In 1983, the 98th Congress passed Public Law 98-144 to honor the birthday of Martin Luther King, Jr. This was first celebrated as a Federal legal holiday on January 20, 1986 and has been observed on the third Monday of January since that time. Congress' intention was that the holiday "serve as a time for Americans to reflect on the principles of racial equality and nonviolent social change espoused by Martin Luther King, Jr." (36 USC, Section 169j).
King was born on January 15, 1929 and gained national prominence during the Montgomery Bus Boycott. The boycott began when Rosa Parks, a 42 year old seamstress, refused to give up her seat to a white man on December 1, 1955. A Montgomery city ordinance at that time required black individuals to give up their seats to white individuals. The boycott lasted 381 days and served as the impetus in the creation of Southern Christian Leadership Conference. SCLC was founded by Dr. King and others in order to work for civil rights legislation.
From this point forward, King's name became virtually synonymous with the civil rights movement of the late 1950's and early 1960's. He was at the center of almost every major demonstration and was arrested many times. In April 1963, he composed Letter from the Birmingham Jail. Later that year, King delivered his most famous speech when he told participants in the March on Washington "I have a dream."

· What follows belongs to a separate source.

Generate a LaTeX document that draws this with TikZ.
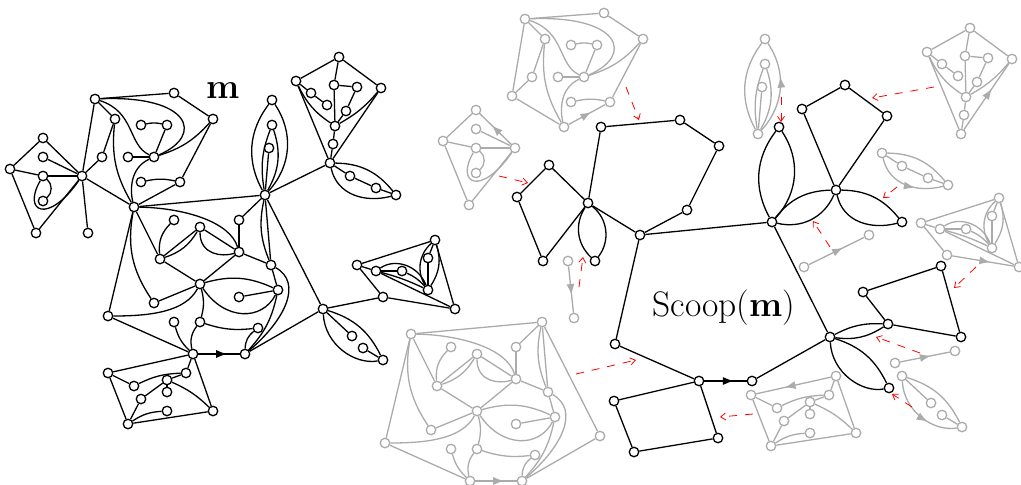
\documentclass[tikz,border=0pt]{standalone}
\usepackage{amsmath,amssymb}
\usepackage{xcolor}
\usepackage{tikz}
\usetikzlibrary{arrows.meta,decorations.markings}

\definecolor{mapgray}{HTML}{ABABAB}
\tikzset{
  vtx/.style={circle,draw,fill=white,inner sep=0pt,minimum size=9.5pt},
  ghost/.style={color=mapgray},
  midarrow/.style={postaction={decorate,decoration={markings,
      mark=at position #1 with {\arrow{Latex[length=11pt,width=8pt]}}}}},
  midarrow/.default=.62,
  glue/.style={red,line width=.8pt,dash pattern=on 8pt off 8pt,
      -{Straight Barb[length=5pt,width=7pt]}},
  biglabel/.style={font=\fontsize{35.5}{38}\selectfont,inner sep=0pt},
}

% vertex names carry this prefix, so that a piece can be drawn twice
\newcommand{\pf}{}
\newcommand{\vtxs}[1]{\foreach \n/\x/\y in {#1} \node[vtx] (\pf\n) at (\x,\y) {};}
\newcommand{\edgs}[1]{\foreach \a/\b in {#1} \draw (\pf\a) -- (\pf\b);}

% the pieces of the map; each one wants its root vertices to exist already
\newcommand{\blockA}[1][]{
  \vtxs{A/10/169,B/43/138,C/43/157,D/43/176,E/43/201,F/36/233}
  \edgs{A/B,C/G,A/D,D/G,A/F,F/G}
  \draw[#1] (\pf G) -- (\pf B);
  \draw (\pf D) to[bend left=50] (\pf E);
  \draw (\pf D) .. controls (22,212) and (48,225) .. (\pf G);
}
\newcommand{\blockB}[1][]{
  \vtxs{H/102/157,K/115/119,J/95/99,M/174/93,N/213/119,O/141/125,
      P/167/125,Q/128/157,R/154/157,S/141/182,T/180/182}
  \edgs{G/H,H/K,G/J,J/M,M/N,J/K,N/T,P/R,Q/R,G/L}
  \draw[#1] (\pf L) -- (\pf T);
  \draw (\pf J) .. controls (135,112) and (128,145) .. (\pf R);
  \draw (\pf J) .. controls (190,95) and (205,135) .. (\pf R);
  \draw (\pf N) to[bend left=15] (\pf R);
  \draw (\pf O) to[bend left=12] (\pf P);
  \draw (\pf R) .. controls (130,168) and (130,190) .. (\pf L);
  \draw (\pf K) to[bend right=18] (\pf L);
  \draw (\pf S) to[bend left=12] (\pf T);
}
\newcommand{\blockC}{
  \vtxs{V/174/220,W/200/227,X/160/259,Y/239/220,Z/239/252,a/271/265,
      b/200/284,c/154/303,d/278/290,e/239/297,f/108/316,g/174/322,h/200/322,i/258/328}
  \edgs{L/U,L/X,L/f,X/W,W/Z,X/b,Z/b,Y/U,Y/Z,Z/a,U/a,a/d,b/c,e/d,f/j,U/pt,pt/k}
  \draw[midarrow=.7] (\pf j) -- (\pf k);
  \draw (\pf L) .. controls (185,208) and (230,222) .. (\pf Z);
  \draw (\pf L) to[bend right=22] (\pf c);
  \draw (\pf X) to[bend left=25] (\pf V);
  \draw (\pf X) to[bend right=20] (\pf W);
  \draw (\pf W) .. controls (200,255) and (222,257) .. (\pf Z);
  \draw (\pf b) to[bend left=15] (\pf h);
  \draw (\pf U) to[bend right=17] (\pf a);
  \draw (\pf a) .. controls (303,283) and (285,320) .. (\pf k);
  \draw (\pf d) to[bend left=15] (\pf k);
  \draw (\pf i) to[bend right=25] (\pf k);
  \draw (\pf h) to[bend right=12] (\pf i);
  \draw (\pf h) to[bend right=25] (\pf j);
  \draw (\pf g) to[bend right=15] (\pf j);
  \draw (\pf b) .. controls (185,312) and (150,316) .. (\pf f);
  \draw (\pf b) to[bend left=20] (\pf d);
  \draw (\pf b) .. controls (225,321) and (262,321) .. (\pf d);
}
\newcommand{\blockI}[1][]{
  \vtxs{I/88/233}
  \draw[#1] (\pf G) -- (\pf I);
}
\newcommand{\blockU}[1][]{
  \vtxs{ua/272/100,ub/272/125,uc/269/148}
  \edgs{U/uc}
  \draw (\pf U) to[bend left=33] (\pf ua);
  \draw[#1] (\pf U) to[bend right=38] (\pf ua);
  \draw (\pf U) to[bend left=15] (\pf ub);
  \draw (\pf U) to[bend right=24] (\pf ub);
}
\newcommand{\blockW}[1][]{
  \vtxs{wa/339/57,wb/296/81,wc/311/93,wd/327/105,we/334/85,wf/357/87,
      wg/381/88,wh/346/111,wi/335/126,wj/333/144}
  \edgs{v/wb,v/wj,wb/wa,wa/wg,wa/we,we/wi,we/wf,wf/wh,wh/wi,wb/wc,wc/wd,wi/wj}
  \draw[#1] (\pf v) -- (\pf wg);
  \draw (\pf wb) to[bend right=15] (\pf wi);
  \draw (\pf wg) to[bend left=10] (\pf wi);
}
\newcommand{\blockX}[1][]{
  \vtxs{xa/350/176,xb/376/188,xc/396/195}
  \edgs{v/xa,xa/xb,xb/xc}
  \draw (\pf v) to[bend left=25] (\pf xc);
  \draw[#1] (\pf v) .. controls (337,195) and (365,203) .. (\pf xc);
}
\newcommand{\blockY}[1][]{
  \vtxs{ya/357/265,yb/376/271,yc/402/271,yd/428/258,ye/435/240,yf/428/290,yh/455/309}
  \edgs{ya/yb,ya/ye,ya/yg,ye/yh,yb/yh,yb/yc,ye/yd,yd/yf}
  \draw[#1] (\pf yg) -- (\pf yh);
  \draw (\pf yc) to[bend left=12] (\pf yf);
  \draw (\pf yb) .. controls (395,258) and (418,265) .. (\pf yf);
  \draw (\pf yb) to[bend left=5] (\pf yf);
  \draw (\pf ye) to[bend right=40] (\pf yf);
  \draw (\pf ye) to[bend left=25] (\pf yf);
}
\newcommand{\blockZ}[1][]{
  \vtxs{za/352/336,zb/363/348,zc/383/360}
  \edgs{pt/za,zb/zc}
  \draw (\pf pt) to[bend left=23] (\pf zc);
  \draw[#1] (\pf pt) .. controls (325,345) and (355,365) .. (\pf zc);
}
\newcommand{\blockL}[1][]{
  \vtxs{la/108/373,lb/134/386,lc/186/373,ld/167/380,le/167/392,
      lf/141/399,lg/167/411,lh/213/411,li/128/424}
  \edgs{j/lc,j/lh,la/li,li/lh,la/lb,ld/lc,ld/lf,lf/li,ld/le}
  \draw[#1] (\pf j) -- (\pf la);
  \draw (\pf lb) to[bend left=12] (\pf lc);
  \draw (\pf ld) to[bend left=10] (\pf lh);
  \draw (\pf li) to[bend left=15] (\pf lg);
}

\begin{document}
\begin{tikzpicture}[x=1pt,y=-1pt,line width=1.3pt]
\useasboundingbox (0,0) rectangle (1021,485);

% the map m
\vtxs{G/82/176,L/134/207,U/265/195,v/330/163,pt/323/309,j/193/354,k/245/354,yg/383/297}
\blockA \blockB \blockC \blockI \blockU \blockW \blockX \blockY \blockZ \blockL
\edgs{U/v,pt/yg}
\node[biglabel] (mlabel) at (223,91) {\textbf{m}};

% the scooped pieces
\begin{scope}[shift={(433,-28)},ghost]
  \renewcommand{\pf}{ga-}
  \vtxs{G/82/176}
  \blockA[midarrow]
\end{scope}
\begin{scope}[shift={(430,-80)},ghost]
  \renewcommand{\pf}{gb-}
  \vtxs{G/82/176,L/134/207}
  \blockB[midarrow]
\end{scope}
\begin{scope}[shift={(277,127)},ghost]
  \renewcommand{\pf}{gc-}
  \vtxs{L/134/207,U/265/195,pt/323/309,j/193/354,k/245/354}
  \blockC
\end{scope}
\begin{scope}[shift={(486,85)},ghost]
  \renewcommand{\pf}{gi-}
  \vtxs{G/82/176}
  \blockI[midarrow]
\end{scope}
\begin{scope}[shift={(493,-61)},ghost]
  \renewcommand{\pf}{gu-}
  \vtxs{U/265/195}
  \blockU[midarrow]
\end{scope}
\begin{scope}[shift={(631,-29)},ghost]
  \renewcommand{\pf}{gw-}
  \vtxs{v/330/163}
  \blockW[midarrow]
\end{scope}
\begin{scope}[shift={(552,-10)},ghost]
  \renewcommand{\pf}{gx-}
  \vtxs{v/330/163}
  \blockX[midarrow]
\end{scope}
\begin{scope}[shift={(539,72)},ghost]
  \renewcommand{\pf}{guv-}
  \vtxs{U/265/195,v/330/163}
  \draw[midarrow] (\pf U) -- (\pf v);
\end{scope}
\begin{scope}[shift={(572,54)},ghost]
  \renewcommand{\pf}{gpy-}
  \vtxs{pt/323/309,yg/383/297}
  \draw[midarrow] (\pf pt) -- (\pf yg);
\end{scope}
\begin{scope}[shift={(564,-42)},ghost]
  \renewcommand{\pf}{gy-}
  \vtxs{yg/383/297}
  \blockY[midarrow]
\end{scope}
\begin{scope}[shift={(579,67)},ghost]
  \renewcommand{\pf}{gz-}
  \vtxs{pt/323/309}
  \blockZ[midarrow]
\end{scope}
\begin{scope}[shift={(643,22)},ghost]
  \renewcommand{\pf}{gl-}
  \vtxs{j/193/354}
  \blockL[midarrow]
\end{scope}

% the scoop
\renewcommand{\pf}{s-}
\vtxs{sa/517/197,sb/549/165,sc/588/203,sd/543/261,se/595/261,sf/601/127,
    sg/680/120,sh/719/146,si/687/210,sj/640/235,sk/772/222,sl/779/127,sm/802/109,
    sn/845/85,so/887/116,sp/836/190,sq/902/222,sr/830/337,ss/863/292,st/941/266,
    su/961/337,sv/888/324,sw/889/388,sx/752/381,sy/699/381,sz/615/344,ta/614/401,
    tb/718/438,tc/634/452}
\edgs{sa/sb,sb/sc,sa/sd,sd/sc,sc/sf,sf/sg,sg/sh,sh/si,si/sj,sc/sj,sj/sk,sk/sr,
    sp/sm,sm/sn,sn/so,so/sp,sv/su,su/st,st/ss,ss/sv,sr/sx,sy/sz,sz/sj,sy/ta,ta/tc,tc/tb,tb/sy}
\draw[midarrow=.7] (s-sy) -- (s-sx);
\draw (s-sc) to[bend right=40] (s-se);
\draw (s-sc) to[bend left=45] (s-se);
\draw (s-sk) to[bend left=33] (s-sl);
\draw (s-sk) to[bend right=38] (s-sl);
\draw (s-sk) to[bend left=25] (s-sp);
\draw (s-sk) to[bend right=40] (s-sp);
\draw (s-sp) to[bend left=25] (s-sq);
\draw (s-sp) .. controls (843,222) and (871,230) .. (s-sq);
\draw (s-sr) to[bend left=15] (s-sv);
\draw (s-sr) to[bend right=20] (s-sv);
\draw (s-sr) to[bend left=23] (s-sw);
\draw (s-sr) .. controls (832,373) and (862,393) .. (s-sw);
\node[biglabel] (scooplabel) at (724,308) {Scoop(\textbf{m})};

% red dashed arrows
\foreach \i/\xa/\ya/\xb/\yb in {1/499/176/528/183,2/626/87/639/120,3/579/287/583/257,
    4/576/374/636/360,5/753/414/720/417,6/781/97/781/122,7/934/87/872/98,8/897/187/883/198,
    9/976/267/954/288,10/830/247/813/221,11/920/353/876/337,12/912/407/892/394} {
  \coordinate (ra\i) at (\xa,\ya);
  \coordinate (rb\i) at (\xb,\yb);
  \draw[glue] (ra\i) -- (rb\i);
}
\end{tikzpicture}
\end{document}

During the next few years, King and the movement realized many successes including the passage of the 1964 Civil Rights Act, the ruling of the poll tax as unconstitutional, and the desegregation of schools which had ignored the decision reached in Brown v. Board of Education. In 1967, King began to focus some of his energy on the war in Vietnam, a move that many believed to be a betrayal of the civil rights cause. King justified his decision by stating in a 1967 speech that "we have been repeatedly faced with the cruel irony of watching Negro and white boys on TV screens as they kill and die together for a nation that has been unable to seat them together in the same schools."
In early April, 1968, he traveled to Memphis, Tennessee to march in support of local sanitation workers. On the evening of April 3, he delivered his prophetic "I've Been to the Mountaintop" speech in which he said:
I just want to do God's will. And he's allowed me to go to the mountain. And I've looked over, and I've seenthe promised land! I may not get there with you, but I want you to know tonight that we as a people will get to the promised land.
So I'm happy tonight. I'm not worried about anything. I'm not fearing any man. Mine eyes have seen theglory of the coming of the Lord!
Dr. King was assassinated the next morning while he stood on the balcony of his room at the Lorraine Motel. In March, 1969, James Earl Ray confessed to the crime. However, Ray has since recanted his confession and in 1978, the U. S. House of Representatives concluded that he had probably been aided by others.
King is buried at what is now the Martin Luther King, Jr. National Historic Site in his hometown of Atlanta, Georgia. The site includes the Ebenezer Baptist Church where he was a copastor with his father. King's tombstone is engraved with the words:
Free at last, free at last, thank God Almighty, I'm free at last.